Il Sole – già allora il maggiore quotidiano economico del paese e punto di riferimento della borghesia liberale e democratica oltre che del ceto imprenditoriale – fece sentire la sua voce con interventi che mostravano come il suo conservatorismo politico tenesse presenti, anche nella particolare contingenza bellica, le esigenze di uno Stato che, per quanto giovane e caratterizzato da forti squilibri, aveva da qualche decennio intrapreso la via della trasformazione in un moderno paese industriale. Si preoccupò subito di raccomandare, nel numero del 10-11 agosto 1914, che nella «fortunata situazione di neutralità» da pochi giorni decisa non si verificasse soluzione di continuità nello «svolgimento del lavoro nelle nostre industrie e nei nostri commerci», perché, al termine della «orrenda lotta», le strutture commerciali e industriali italiane, se si fossero trovate in buone condizioni, avrebbero potuto «approfittare immediatamente della pace».

Si trattava di una posizione realistica che si traduceva nella richiesta al governo di agevolare le esportazioni italiane e varare provvedimenti utili per conquistare i mercati stranieri approfittando della circostanza che i tradizionali concorrenti erano in difficoltà. Il senso dell'articolo Dobbiamo prepararci alla lunga guerra, apparso il 30 settembre e firmato da Gustavo Possenti, era proprio questo: il «dovere dell'Italia» era di «tendere con ogni sforzo a triplicare l'attività nel campo della produzione». Il 19 ottobre, sempre in questa ottica, il giornale invocò provvedimenti e iniziative per ottenere «un utile sfruttamento economico dell'attuale stato di neutralità» così da preparare «una più vigorosa fioritura economica» per il futuro. Il Sole assunse, dunque, una posizione di «vigile neutralità» per favorire lo sviluppo economico.

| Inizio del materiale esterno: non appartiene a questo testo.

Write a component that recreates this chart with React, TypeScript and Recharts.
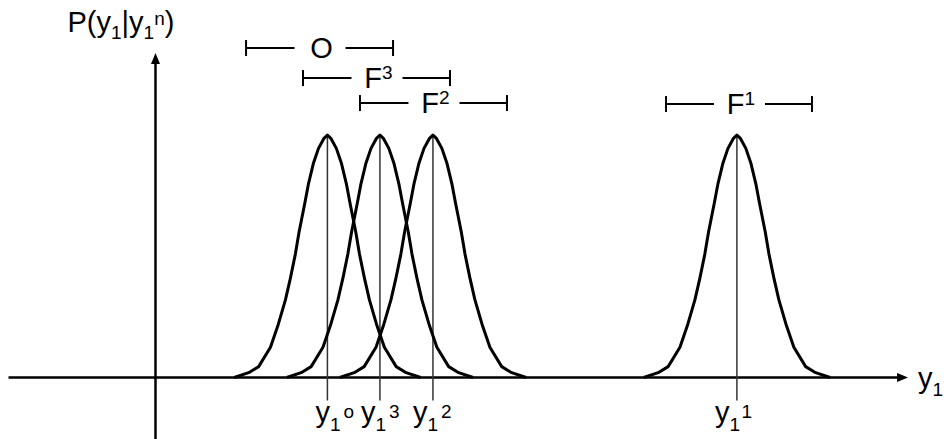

Il 3 ottobre pubblicò un articolo dal titolo Neutralità vigile e strenuamente economica, nel quale sosteneva che le manifestazioni interventiste non erano «il portato di un ragionamento calmo e pratico» e auspicava la distensione degli animi: «se gli animi non sono tranquilli non è possibile un lavoro ordinato e proficuo, una azione attiva che valga a risollevare le condizioni economiche della nazione». L'ago della bussola che guidava il giornale era rivolto alla ricerca di tutto ciò che poteva servire a rafforzare l'economia, e in particolare l'industria, italiana. Per questo, una volta entrato il paese in guerra, Il Sole continuò a indicare, come aveva fatto durante i mesi della neutralità, la necessità di un sostegno allo sviluppo dell'industria e del commercio anche in vista del futuro postbellico.